# Written problem:
Print the material below exactly as it stands, please, from its first line to the line holding "from matplotlib.patches import Rectangle", with no pictures.

<<<<

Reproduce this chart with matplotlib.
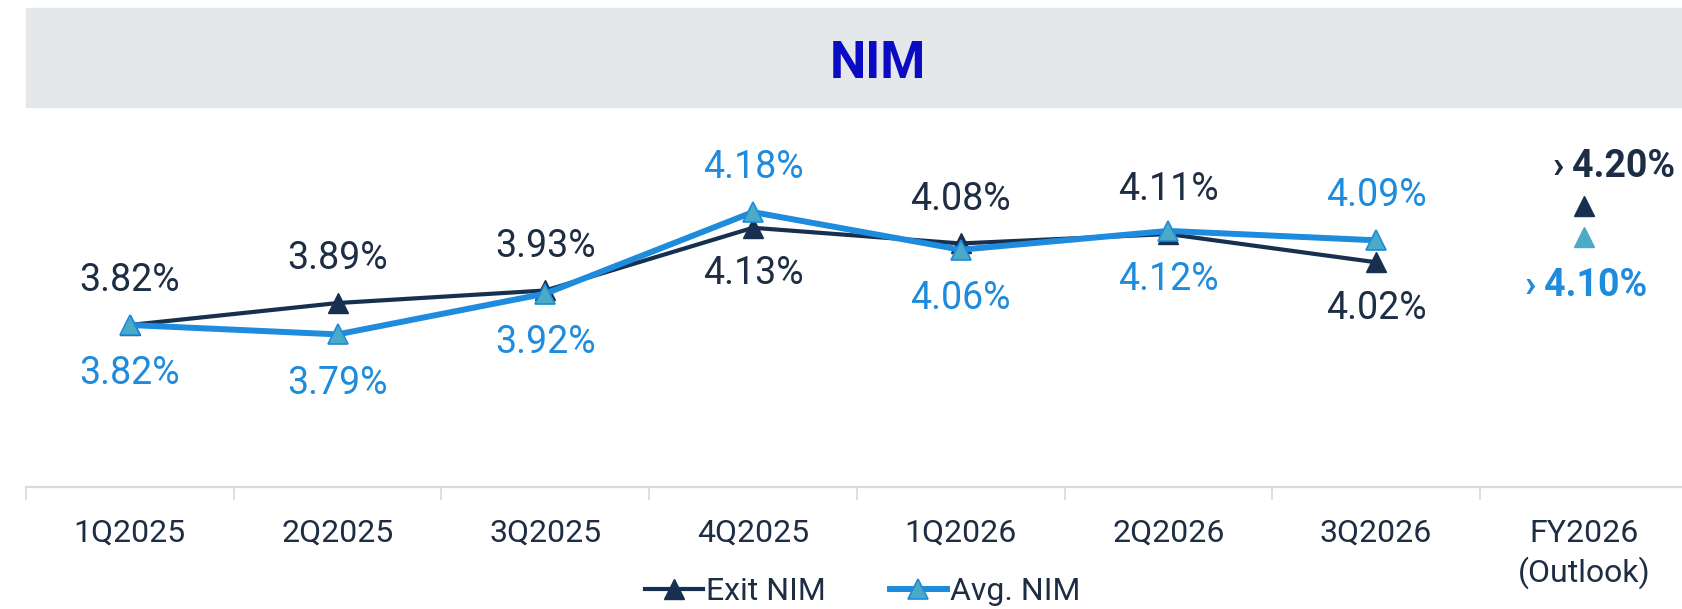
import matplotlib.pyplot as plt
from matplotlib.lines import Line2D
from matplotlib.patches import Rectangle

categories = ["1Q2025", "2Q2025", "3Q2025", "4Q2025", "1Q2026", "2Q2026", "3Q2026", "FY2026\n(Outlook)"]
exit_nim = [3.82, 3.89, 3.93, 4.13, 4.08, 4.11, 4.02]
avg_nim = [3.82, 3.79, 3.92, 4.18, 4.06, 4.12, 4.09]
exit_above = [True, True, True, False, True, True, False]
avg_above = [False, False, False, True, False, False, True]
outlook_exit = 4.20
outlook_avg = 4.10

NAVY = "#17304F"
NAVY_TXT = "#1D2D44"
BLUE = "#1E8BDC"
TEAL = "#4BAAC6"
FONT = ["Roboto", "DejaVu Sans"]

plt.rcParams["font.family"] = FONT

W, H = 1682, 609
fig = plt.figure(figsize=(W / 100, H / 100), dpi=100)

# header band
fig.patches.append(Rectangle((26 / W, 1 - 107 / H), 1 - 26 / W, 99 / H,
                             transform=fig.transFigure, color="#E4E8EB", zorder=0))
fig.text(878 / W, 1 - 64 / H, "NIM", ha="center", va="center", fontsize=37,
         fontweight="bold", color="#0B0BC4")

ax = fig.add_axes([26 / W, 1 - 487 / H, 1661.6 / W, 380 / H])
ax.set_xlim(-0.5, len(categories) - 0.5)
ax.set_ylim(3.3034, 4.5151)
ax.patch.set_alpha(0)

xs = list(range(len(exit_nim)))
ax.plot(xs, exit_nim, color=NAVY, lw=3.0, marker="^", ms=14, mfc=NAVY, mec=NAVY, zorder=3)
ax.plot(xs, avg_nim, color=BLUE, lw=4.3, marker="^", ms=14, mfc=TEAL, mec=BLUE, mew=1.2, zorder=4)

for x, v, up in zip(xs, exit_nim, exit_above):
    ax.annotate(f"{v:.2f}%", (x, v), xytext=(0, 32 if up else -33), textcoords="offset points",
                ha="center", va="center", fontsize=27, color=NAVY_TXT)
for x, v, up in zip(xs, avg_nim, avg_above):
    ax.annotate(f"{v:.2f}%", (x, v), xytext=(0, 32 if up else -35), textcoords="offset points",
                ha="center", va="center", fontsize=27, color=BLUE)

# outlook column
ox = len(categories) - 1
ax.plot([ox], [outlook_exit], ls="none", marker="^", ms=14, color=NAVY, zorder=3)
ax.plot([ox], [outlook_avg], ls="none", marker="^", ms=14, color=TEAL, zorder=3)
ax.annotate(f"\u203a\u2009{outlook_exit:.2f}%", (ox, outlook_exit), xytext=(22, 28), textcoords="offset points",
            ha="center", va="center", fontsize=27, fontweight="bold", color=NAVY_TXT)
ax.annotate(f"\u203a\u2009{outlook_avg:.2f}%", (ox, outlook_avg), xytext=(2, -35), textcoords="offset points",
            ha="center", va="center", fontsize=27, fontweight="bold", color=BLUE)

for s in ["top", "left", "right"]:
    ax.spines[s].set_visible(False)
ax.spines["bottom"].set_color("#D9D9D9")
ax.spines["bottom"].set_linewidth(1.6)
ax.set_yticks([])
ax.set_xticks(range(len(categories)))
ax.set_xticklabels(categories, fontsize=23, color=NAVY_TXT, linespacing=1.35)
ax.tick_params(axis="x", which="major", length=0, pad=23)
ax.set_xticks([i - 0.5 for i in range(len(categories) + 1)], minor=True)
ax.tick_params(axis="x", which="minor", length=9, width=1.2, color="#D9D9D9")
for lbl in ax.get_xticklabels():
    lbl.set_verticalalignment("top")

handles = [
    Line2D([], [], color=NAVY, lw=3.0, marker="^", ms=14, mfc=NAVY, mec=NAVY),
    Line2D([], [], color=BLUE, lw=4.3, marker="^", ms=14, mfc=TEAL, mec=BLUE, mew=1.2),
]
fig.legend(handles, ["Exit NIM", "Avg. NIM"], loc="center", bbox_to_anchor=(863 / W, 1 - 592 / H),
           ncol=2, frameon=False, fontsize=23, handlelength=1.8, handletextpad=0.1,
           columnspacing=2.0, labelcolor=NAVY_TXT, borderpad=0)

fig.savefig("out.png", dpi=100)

>>>>

# Full output:
Reproduce this chart with matplotlib.
import matplotlib.pyplot as plt
from matplotlib.lines import Line2D
from matplotlib.patches import Rectangle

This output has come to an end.